It's Tuesday at 2:30 am and I can't go to sleep. Why? Last Friday night, I took up my wife's challenge and started a farm on Farmville.com. She's been doing it for a couple of months now, and is at level 37. In less than 72 hours, I have risen from level 1 to level 17. I have increased the size of my farm twice and am just waiting until I have enough coins to buy the next larger farm. I have a tractor, a seeder and a harvester. I have only four decorations: a New Year's Eve Ball, a holiday tree with which to receive presents from the Facebook feed, a toy soldier gate to front my 15 clumsy reindeer, and an evergreen tree, which I may sell. I also have a dozen or so flowers of a few different kinds that have no intrinsic value, along with an outhouse, a rest tent, a picnic table, a well, a butter churn, and a water trough. Everything else is utilitarian. I describe this because many of the farms I have seen online are significantly decorated, which takes up space but brings no recurring return, as the animals and cultivated land do.
What makes this so unique, and why I am posting this information here, is the relevance it has to instructional design. The thing that hooked me right away was the abundance of immediate small rewards. However, that would grow old and boring if it were not for the additional ability to bank small rewards for larger ones. It's a pyramid scheme in the ultimate degree. And it is just as addicting as crack cocaine. I'm told that with crack, the first hit is addictive, and each subsequent hit is an attempt to achieve that initial high. So it is with this. I thought I would just dabble in it for a little bit, but it has become all consuming. Hence, I am still awake at this hour, my mind racing with ideas of how I can upgrade my system to be more efficient and handle the extreme flash orientation of the graphics. Everything is constantly in animation, and whether or not you run the sound, it is still there in the background, consuming assets.
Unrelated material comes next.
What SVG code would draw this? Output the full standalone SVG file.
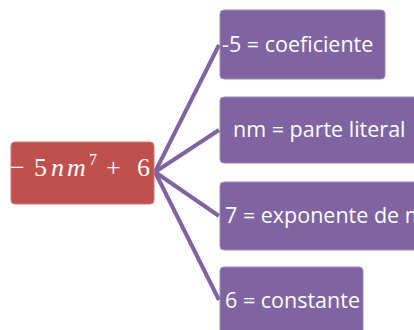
<svg xmlns="http://www.w3.org/2000/svg" width="414" height="330" viewBox="0 0 414 330">
<style>
.p{fill:#8064A2;stroke:#9D88B9;stroke-width:1}
.t{fill:#fff;font-family:"Open Sans","Liberation Sans",sans-serif;font-size:21.5px}
.c{stroke:#8064A2;stroke-width:4;fill:none;stroke-linecap:butt}
.m{fill:#fff;font-family:"Liberation Serif","DejaVu Serif",serif;font-size:26px}
</style>
<rect width="414" height="330" fill="#fff"/>
<g id="connectors">
<line class="c" x1="155" y1="172" x2="219" y2="45"/>
<line class="c" x1="155" y1="172" x2="219" y2="130"/>
<line class="c" x1="155" y1="172" x2="219" y2="216"/>
<line class="c" x1="155" y1="172" x2="219" y2="300"/>
</g>
<g id="root">
<rect x="11" y="142" width="143" height="62" rx="4" fill="#C0504D" stroke="#CD7775" stroke-width="1"/>
<text class="m" y="176"><tspan x="10">−</tspan><tspan x="34">5</tspan><tspan x="51" font-style="italic">n</tspan><tspan x="67" font-style="italic">m</tspan><tspan x="89" y="165" font-size="16">7</tspan><tspan x="106" y="176">+</tspan><tspan x="137">6</tspan></text>
</g>
<g id="n1">
<rect class="p" x="220" y="10" width="165" height="69" rx="4"/>
<text class="t" x="222" y="52">-5 = coeficiente</text>
</g>
<g id="n2">
<rect class="p" x="220" y="97" width="200" height="66" rx="4"/>
<text class="t" x="233" y="137">nm = parte literal</text>
</g>
<g id="n3">
<rect class="p" x="220" y="182" width="200" height="68" rx="4"/>
<text class="t" x="225" y="223">7 = exponente de m</text>
</g>
<g id="n4">
<rect class="p" x="220" y="267" width="143" height="70" rx="4"/>
<text class="t" x="225" y="308">6 = constante</text>
</g>
</svg>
I am obsessed with getting up in a few hours (if I ever get to sleep) in order to harvest my pumpkins, which I planted last night for that reason, since they have an 8-hour maturation cycle. The system is ingenious: some crops, like cotton, have a much longer cycle (4 days) but the yield is much greater in the gross. However, for yield percentage, other crops are much better, like poinsettias, which have a 1 day maturation cycle but a three-fold yield to cost, compared to a 2.5-to-1 yield for cotton. Planning becomes ubiquitous: after I harvest my pumpkins this morning, I intend to sow rice, which has a 10-hour cycle, so that I can harvest when I get home from my real job (!). Then, I plan to sow poinsettias, because they are only available for three more days. That will give me somewhat of a break in the mornings.
In the midst of all this furious planting and harvesting, I am trying to study two facets: the nature of the game (that's what it really is) and the nature of my response to it. Through the interface, I am developing virtual friendships with people here in my own town and others across the globe. For a true nerd like myself, this is the essence of our malady. We are inveterate loners, yet have an excruciating need to belong. The conflict is almost unbearable, yet this venue meets both needs in us. Of course, I am learning. Right now I am learning to play the game. Yet, I also see in the game paradigm couched in agriculture, numerous applications to life. However, the game lacks a few things that life does not, such as bugs, diseases, and drought. Maybe that's down the road a way. We'll see. In the meantime, I had to do something to burn off some mental energy in the hopes that I can get some sleep before I have to go harvest, er, go to work.